If slavery as carried on by Christian nations appears so revolting to all our better feelings, and excites our strongest sympathies on behalf of the negro, whose condition, after all, is often perhaps in reality ameliorated by being brought under the protection of humane laws, and within the pale of Christianity, what must it be when the case is reversed, when the Christian woman, brought up in at least the decent and domestic habits of civilised society, falls into the power of a savage, whose home is the desert, and who, though little removed in his own habits from a beast of prey, looks down upon the weaker sex as an inferior race, only made to be subject to his brutal will and caprice?

Though the unhappy condition of these poor women excited the sensibility of the commissioners for an instant, it roused also their more manly feelings, and satisfied them that the government of Buenos Ayres owed it to its own honour, and to humanity, to act with energy, and make some effort of force to rescue these poor victims from the consequences of their own supine and too lenient policy. It was indeed evident that any attempt to secure a permanent and satisfactory state of peace would be futile without such a demonstration as would act upon the fears of the Indians, and oblige them to submit to such terms as the government might determine to impose upon them.

Under this conviction the officers would have returned at once to Buenos Ayres, had they not been earnestly solicited by the inhabitants of some other toldos about the Sierra Ventana to visit them before their departure; a request they acceded to in the hope of its enabling them to acquire some geographical information with regard to that range.

On the 2nd they set out with old Lincon, who insisted upon escorting them as far as the place of rendezvous. Their course lay west-south-west, through an undulating country, rich in pasturage, and studded with small lakes, about which were generally found small groups of Indians with their cattle. These lakes in the summer season are for the most part dry, and then the Indians remove within reach of the mountain-streams. Towards evening they pitched their tents on the banks of a stream called the Quetro-eique, the Ventana about two and a half leagues distant, where they found a large encampment of Indians, who received them with rejoicings. As far as the eye could reach the plains were covered with their cattle and sheep.
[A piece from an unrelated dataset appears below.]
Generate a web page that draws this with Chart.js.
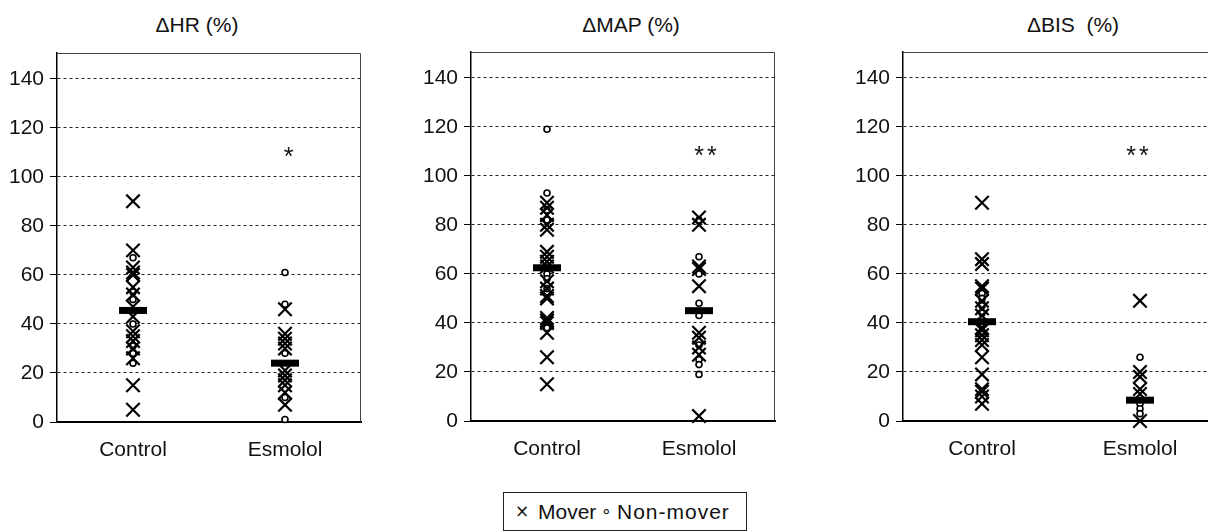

Whilst waiting for the assembling of the Caciques, the officers devoted two or three days to surveying: following up the Quetro-eique about three and a half leagues, they traced it to its sources on the side of the Ventana. The height of the principal mountain, so called, they determined by measurement to be 2500 feet above the level of the plain from which it rises.[41] To the north-west a chain of low hills extends as far as a break by which they are separated from the minor group called the Curumualá. Through this break run two small streams, the one called Ingles-malhuida, from the circumstance of an Englishman having been put to death by the Indians there, the other Malloleufú, or the White River; the course of both is from south-west to north-east, running nearly parallel with the Quetro-eique, and all, according to the Indian accounts, losing themselves in extensive marshes beyond. The rivers Sauce-grande and Sauce-chico, which fall into Bahia Blanca, rise from the southern declivities of this range, according to the same authority. Beyond the Curumualá is the group of the Guamini, the most westerly part of this range. An observation taken from their tents on the Quetro-eique gave the latitude 37° 50´; longitude from Cadiz 56° 20´; and thence a clear day gave them a general view of the whole range. The Ventana bore south 18° west, prolonging its ramifications to south 40° west. The Curumualá south 60° west, extending to 80°. The Guamini extended through 30° as far as west 10° north. The whole range may be described as running from south-south-east to north-north-west. The variation by repeated calculations was 18° 30´, at the other range it had been found as stated to be 17° 10´, and at the Lake of Polvaderas 16° 30´ east.[42]